Quando comecei a namorar minha esposa, ela comprou 3 CDs de artistas que estávamos descobrindo juntos: Loreena McKennit, David Lanz e Ottmar Liebert. No dia seguinte, eu fui lá e comprei os mesmos 3 CDs para mim. Eu queria ouvir exatamente o mesmo que ela estivesse ouvindo. Estávamos, ainda, na fase de "ser uma coisa só". Tolo, eu sei. Verdadeiro, mesmo assim.

Mas, depois que a paixão passa - e ela passa - o casal não tem mais necessidade de ser uma entidade única e indivisível. O amor é mais tolerante, mais plural e mais generoso, e permite que as pessoas voltem a ter suas próprias individualidades. Um gosta mais de comédia romântica, o outro, mais de filmes de arte. Um resolve assistir ao jogo no domingo à tarde, o outro vai ler um livro. Um decide que precisa emagrecer uns quilinhos, o outro vai malhar para ganhar massa muscular. Hoje, eu e minha esposa ouvimos músicas bem diferentes. Voltamos a ser 2 pessoas, em vez de uma única "entidade passional".

Como será este processo nestas relações que partem do pressuposto que a compatibilidade é total, perfeita e, por isso, eterna? Como será para eles se depararem com o "Péra aí! Como assim você não é exatamente igual a mim?!". Imagino que seja mais difícil do que para o resto das pessoas, cujas relações nascem de formas mais convencionais, menos meticulosamente planejadas e, supostamente, menos talhadas à perfeição.

Sinceramente, não acredito em destino, em alma-gêmea, nem em "feitos-um-para-o-outro-para-toda-a-eternidade". Mário Quintana certa vez escreveu que "O destino é o acaso atacado de mania de grandeza". Concordo.
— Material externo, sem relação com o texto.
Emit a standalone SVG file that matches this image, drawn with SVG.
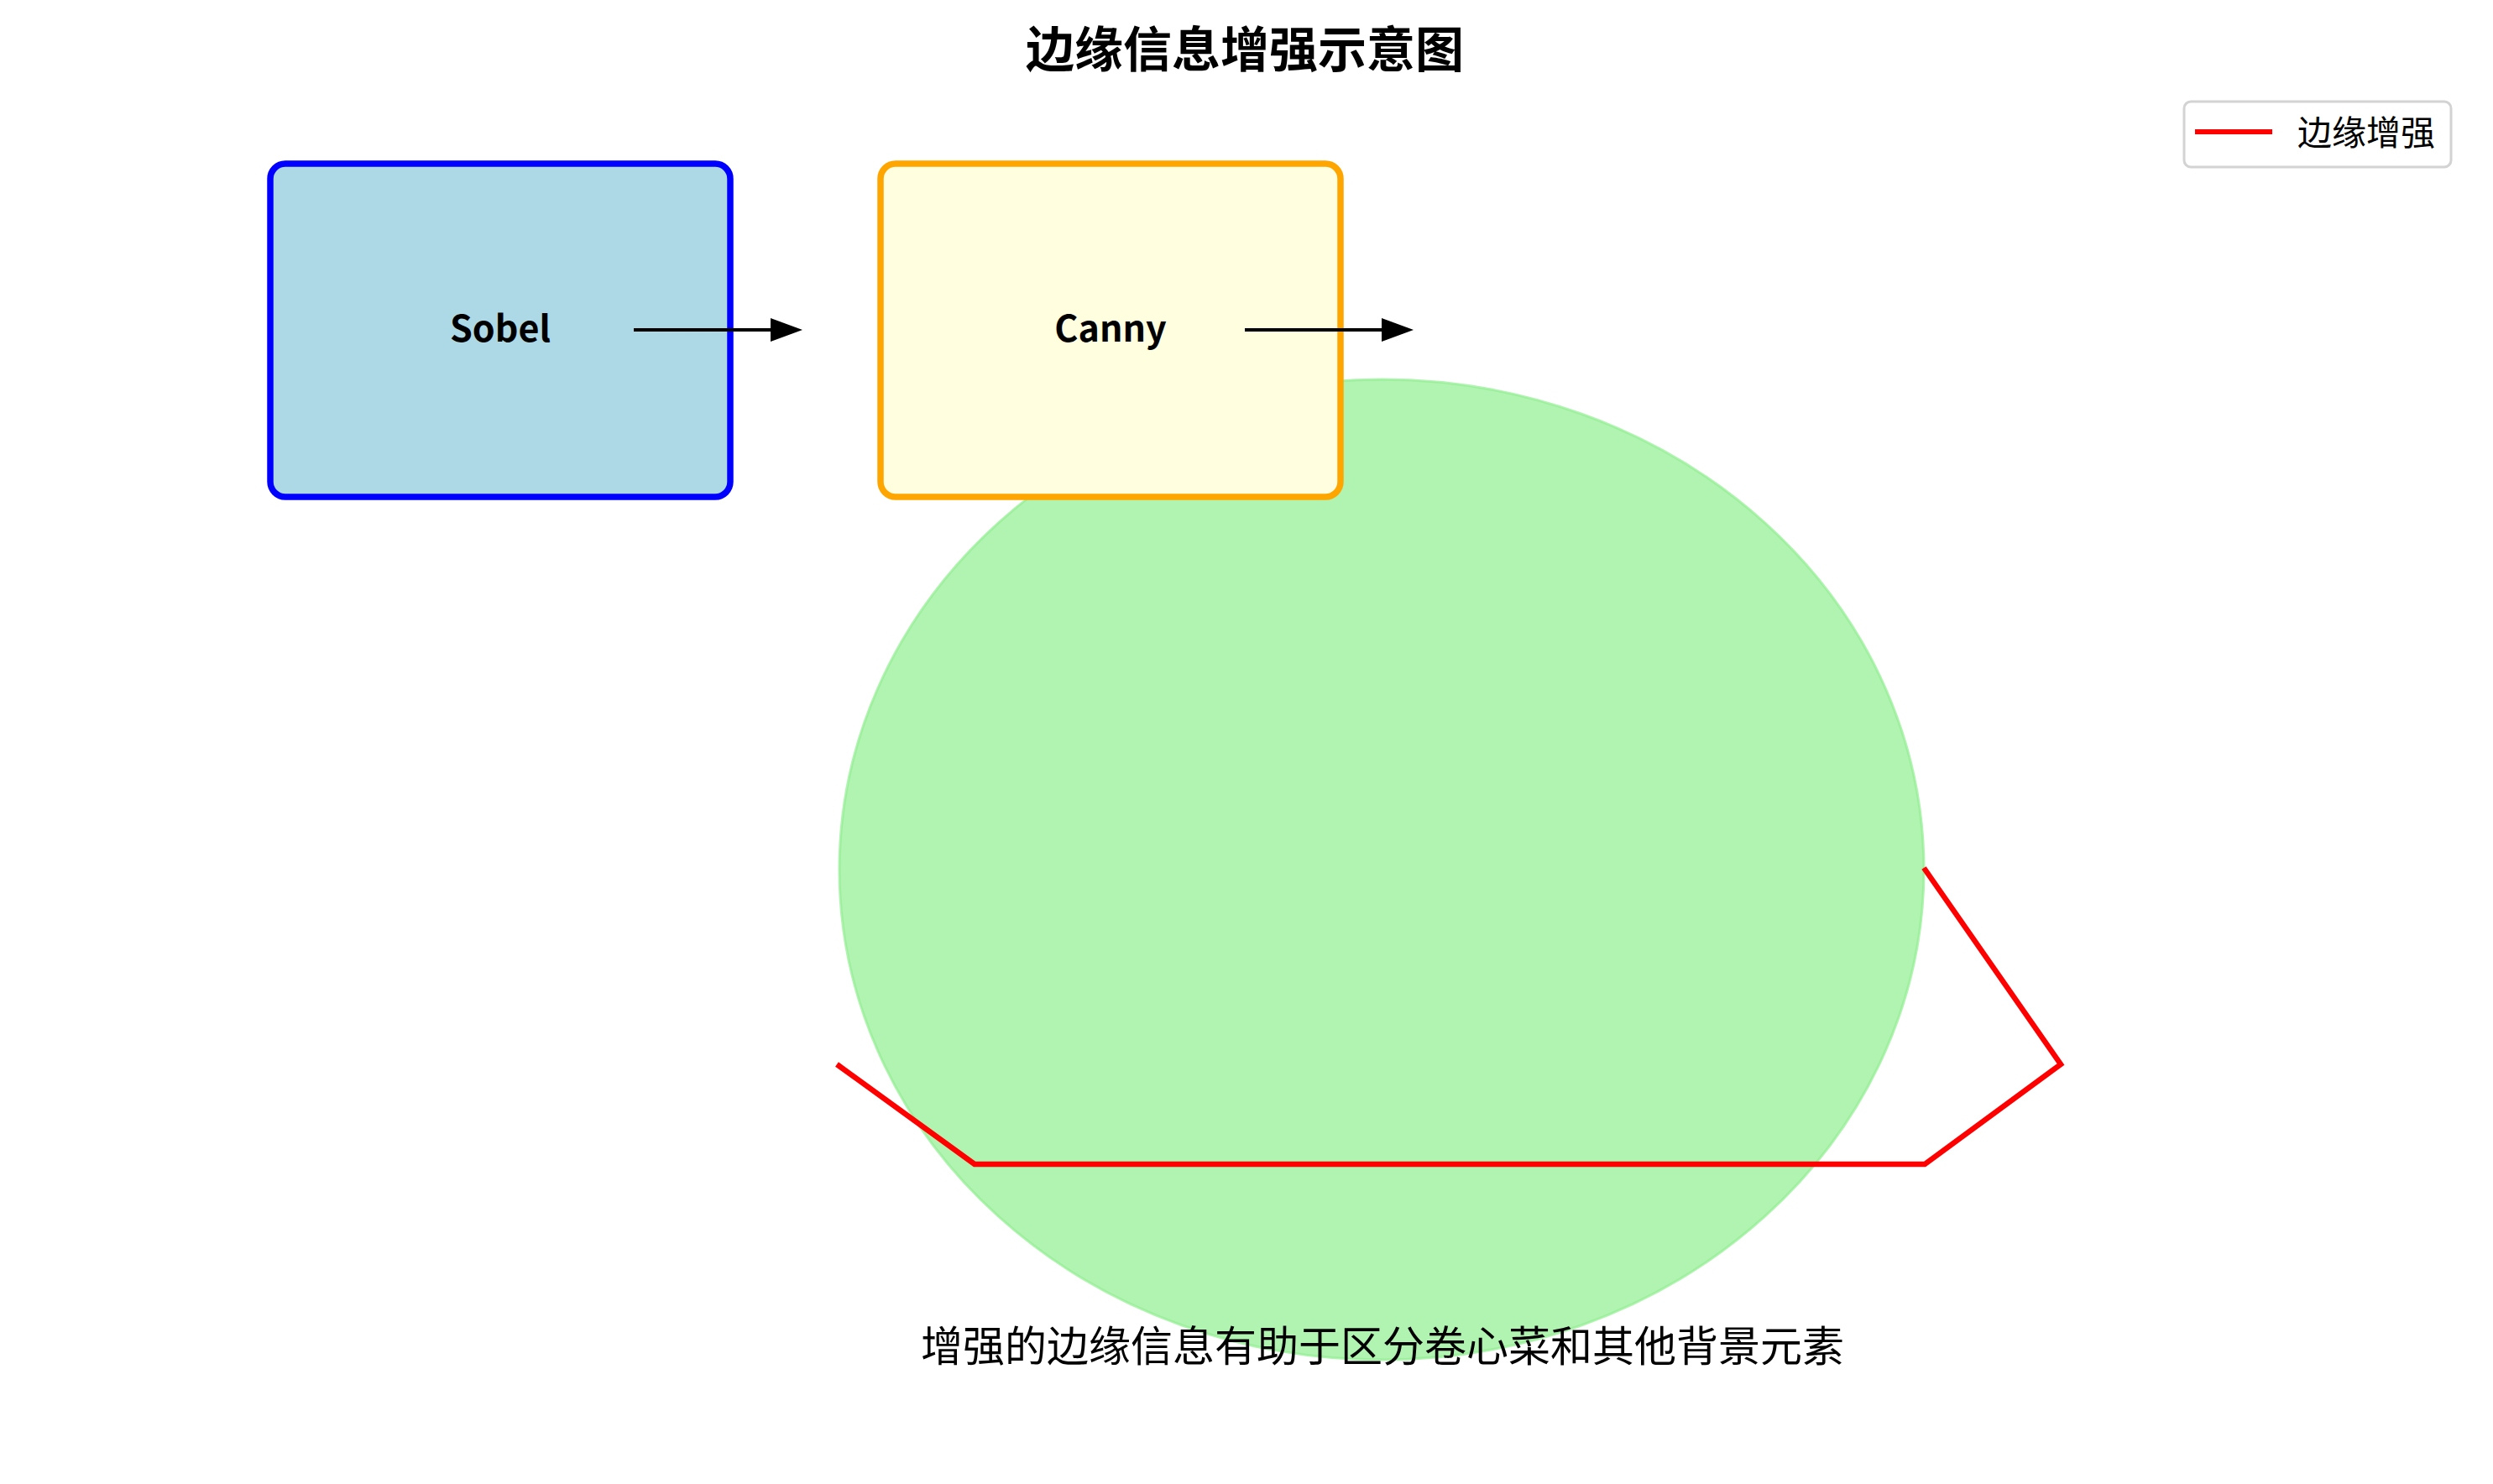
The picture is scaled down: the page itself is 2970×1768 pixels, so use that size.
<svg xmlns="http://www.w3.org/2000/svg" width="2970" height="1768" viewBox="0 0 2970 1768">
<style>
.cjk{font-family:"Noto Sans CJK SC","Noto Sans",sans-serif;fill:#000}
.lbl{font-family:"Noto Sans CJK SC","Noto Sans",sans-serif;font-weight:bold;font-size:43px;text-anchor:middle;fill:#000}
.box{stroke-width:7.5}
.arrow{stroke:#000;stroke-width:4;fill:none}
</style>
<defs>
<marker id="ah" markerUnits="userSpaceOnUse" markerWidth="40" markerHeight="30" refX="0" refY="14" orient="auto">
<path d="M0,0 L38,14 L0,28 Z" fill="#000"/>
</marker>
</defs>
<rect width="2970" height="1768" fill="#fff"/>
<text class="cjk" x="1483" y="80" font-size="58" font-weight="bold" text-anchor="middle">边缘信息增强示意图</text>
<g id="cabbage">
<ellipse cx="1646" cy="1036" rx="646" ry="584" fill="#90ee90" fill-opacity="0.7" stroke="#90ee90" stroke-opacity="0.7" stroke-width="3"/>
</g>
<g id="sobel">
<rect class="box" x="322" y="195" width="548" height="397" rx="18" fill="#add8e6" stroke="#0000ff"/>
<text class="lbl" x="596" y="407">Sobel</text>
</g>
<g id="canny">
<rect class="box" x="1049" y="195" width="548" height="397" rx="18" fill="#ffffe0" stroke="#ffa500"/>
<text class="lbl" x="1323" y="407">Canny</text>
</g>
<g id="connectors">
<line class="arrow" x1="755" y1="393" x2="918" y2="393" marker-end="url(#ah)"/>
<line class="arrow" x1="1483" y1="393" x2="1646" y2="393" marker-end="url(#ah)"/>
</g>
<g id="edge">
<polyline points="997,1268 1161,1387 2293,1387 2455,1268 2292,1034" fill="none" stroke="#ff0000" stroke-width="6.5" stroke-linejoin="miter"/>
</g>
<text class="cjk" x="1647" y="1622" font-size="50" text-anchor="middle">增强的边缘信息有助于区分卷心菜和其他背景元素</text>
<g id="legend">
<rect x="2602" y="121" width="318" height="78" rx="8" fill="#fff" fill-opacity="0.8" stroke="#d3d3d3" stroke-width="3"/>
<line x1="2615" y1="157" x2="2707" y2="157" stroke="#ff0000" stroke-width="6"/>
<text class="cjk" x="2737" y="173" font-size="41">边缘增强</text>
</g>
</svg>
Acreditar que "o que tiver que ser será" de uma certa forma nos exime de qualquer responsabilidade pelas decisões, pelos acertos e pelos erros da vida e de suas relações. Me parece confortável demais... Acredito, isto sim, em relações em que a decisão de se permanecer junto é renovada, dia após dia, não por "estar escrita para ser assim", nem por ser perfeita, mas por valer a pena, por ser feliz.

Não, Eldorado não existe. O que existem são dias de claro e dias de escuro, dias de fome e de excesso, de risos e de lágrimas, de gritos e de sussuros. Dias alegres e dias tristes. Acredito que é na linha fina e sutil entre estes dias que a felicidade se equilibra.

O homem bonito, sensível, romântico, bem-sucedido, bom amante, bom pai, esportista, que adora dançar e cozinhar, alegre e afetuoso, existe, sim. E também existe a mulher linda, atraente, inteligente, engraçada, sedutora e dedicada. Mas ele tem chulé, e ela ronca - o que não os impede, em absoluto, de serem felizes juntos, mesmo que não tenham precisado de alguém para agendar a entrada de um na vida do outro, pontualmente às 12h15, para um almoço com hora certa para acabar.